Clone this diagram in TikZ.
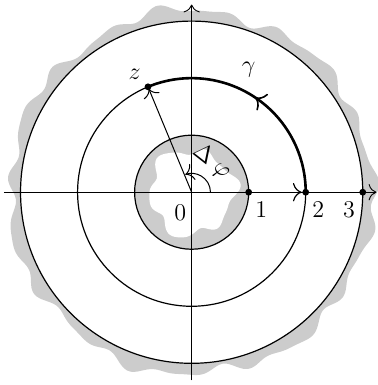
\documentclass[tikz,border=0pt]{standalone}
\usetikzlibrary{decorations.markings,arrows.meta}
\begin{document}
\begin{tikzpicture}[x=1cm,y=1cm,
  ringfill/.style={fill=black!20},
  circ/.style={line width=0.6pt},
  tip/.style={-{To[scale=1.5]}},
  axis/.style={line width=0.45pt,tip},
  dot/.style={circle,fill=black,inner sep=0pt,minimum size=3.4pt},
  lbl/.style={inner sep=1pt,font=\fontsize{13}{15}\selectfont}]
\useasboundingbox (-3.36,-3.38) rectangle (3.25,3.37);
% gray outer wavy region
\fill[ringfill] plot[domain=0:360,samples=240,smooth cycle]
  ({(3.19+0.06*sin(19*\x)+0.05*sin(7*\x+120)+0.03*sin(29*\x+40))*cos(\x)},
   {(3.19+0.06*sin(19*\x)+0.05*sin(7*\x+120)+0.03*sin(29*\x+40))*sin(\x)});
\fill[white] (0,0) circle[radius=3];
\fill[ringfill] (0,0) circle[radius=1];
\fill[white] plot[domain=0:360,samples=160,smooth cycle]
  ({(0.74+0.07*sin(6*\x+30)+0.04*sin(3*\x+60)+0.02*sin(11*\x))*cos(\x)},
   {(0.74+0.07*sin(6*\x+30)+0.04*sin(3*\x+60)+0.02*sin(11*\x))*sin(\x)});
% coordinates
\coordinate (O) at (0,0);
\coordinate (P1) at (1,0);
\coordinate (P2) at (2,0);
\coordinate (P3) at (3,0);
\coordinate (Z) at (112.5:2);
\coordinate (XL) at (-3.29,0);
\coordinate (XR) at (3.24,0);
\coordinate (YB) at (0,-3.3);
\coordinate (YT) at (0,3.29);
% circles
\draw[circ] (O) circle[radius=1];
\draw[circ] (O) circle[radius=2];
\draw[circ] (O) circle[radius=3];
% axes
\draw[axis] (XL) -- (XR);
\draw[axis] (YB) -- (YT);
% vectors
\draw[line width=0.6pt,tip,shorten >=2pt] (O) -- (P2);
\draw[line width=0.5pt,tip,shorten >=1pt] (O) -- (Z);
% angle
\draw[line width=0.5pt,tip] (0.33,0) arc[start angle=0,end angle=110,radius=0.33];
% gamma arc
\draw[line width=1.3pt,postaction=decorate,
  decoration={markings,mark=at position 0.5 with {\arrow[line width=0.8pt]{To[scale=1.4]}}}]
  (P2) arc[start angle=0,end angle=112.5,radius=2];
% dots
\node[dot] (d1) at (P1) {};
\node[dot] (d2) at (P2) {};
\node[dot] (d3) at (P3) {};
\node[dot] (dz) at (Z) {};
% labels
\node[lbl] (l0) at (-0.2,-0.36) {$0$};
\node[lbl] (l1) at (1.22,-0.3) {$1$};
\node[lbl] (l2) at (2.22,-0.3) {$2$};
\node[lbl] (l3) at (2.76,-0.3) {$3$};
\node[lbl] (lz) at (-1.0,2.06) {$z$};
\node[lbl] (lg) at (1.0,2.14) {$\gamma$};
\node[lbl,rotate=-38] (ld) at (0.35,0.53) {$\Delta\;\varphi$};
\end{tikzpicture}
\end{document}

....................

_TASK OBJECTIVE_: The data above should be repeated exactly, minus any pictures.

_EXPECTED ANSWER_:
Clone this diagram in TikZ.
\documentclass[tikz,border=0pt]{standalone}
\usetikzlibrary{decorations.markings,arrows.meta}
\begin{document}
\begin{tikzpicture}[x=1cm,y=1cm,
  ringfill/.style={fill=black!20},
  circ/.style={line width=0.6pt},
  tip/.style={-{To[scale=1.5]}},
  axis/.style={line width=0.45pt,tip},
  dot/.style={circle,fill=black,inner sep=0pt,minimum size=3.4pt},
  lbl/.style={inner sep=1pt,font=\fontsize{13}{15}\selectfont}]
\useasboundingbox (-3.36,-3.38) rectangle (3.25,3.37);
% gray outer wavy region
\fill[ringfill] plot[domain=0:360,samples=240,smooth cycle]
  ({(3.19+0.06*sin(19*\x)+0.05*sin(7*\x+120)+0.03*sin(29*\x+40))*cos(\x)},
   {(3.19+0.06*sin(19*\x)+0.05*sin(7*\x+120)+0.03*sin(29*\x+40))*sin(\x)});
\fill[white] (0,0) circle[radius=3];
\fill[ringfill] (0,0) circle[radius=1];
\fill[white] plot[domain=0:360,samples=160,smooth cycle]
  ({(0.74+0.07*sin(6*\x+30)+0.04*sin(3*\x+60)+0.02*sin(11*\x))*cos(\x)},
   {(0.74+0.07*sin(6*\x+30)+0.04*sin(3*\x+60)+0.02*sin(11*\x))*sin(\x)});
% coordinates
\coordinate (O) at (0,0);
\coordinate (P1) at (1,0);
\coordinate (P2) at (2,0);
\coordinate (P3) at (3,0);
\coordinate (Z) at (112.5:2);
\coordinate (XL) at (-3.29,0);
\coordinate (XR) at (3.24,0);
\coordinate (YB) at (0,-3.3);
\coordinate (YT) at (0,3.29);
% circles
\draw[circ] (O) circle[radius=1];
\draw[circ] (O) circle[radius=2];
\draw[circ] (O) circle[radius=3];
% axes
\draw[axis] (XL) -- (XR);
\draw[axis] (YB) -- (YT);
% vectors
\draw[line width=0.6pt,tip,shorten >=2pt] (O) -- (P2);
\draw[line width=0.5pt,tip,shorten >=1pt] (O) -- (Z);
% angle
\draw[line width=0.5pt,tip] (0.33,0) arc[start angle=0,end angle=110,radius=0.33];
% gamma arc
\draw[line width=1.3pt,postaction=decorate,
  decoration={markings,mark=at position 0.5 with {\arrow[line width=0.8pt]{To[scale=1.4]}}}]
  (P2) arc[start angle=0,end angle=112.5,radius=2];
% dots
\node[dot] (d1) at (P1) {};
\node[dot] (d2) at (P2) {};
\node[dot] (d3) at (P3) {};
\node[dot] (dz) at (Z) {};
% labels
\node[lbl] (l0) at (-0.2,-0.36) {$0$};
\node[lbl] (l1) at (1.22,-0.3) {$1$};
\node[lbl] (l2) at (2.22,-0.3) {$2$};
\node[lbl] (l3) at (2.76,-0.3) {$3$};
\node[lbl] (lz) at (-1.0,2.06) {$z$};
\node[lbl] (lg) at (1.0,2.14) {$\gamma$};
\node[lbl,rotate=-38] (ld) at (0.35,0.53) {$\Delta\;\varphi$};
\end{tikzpicture}
\end{document}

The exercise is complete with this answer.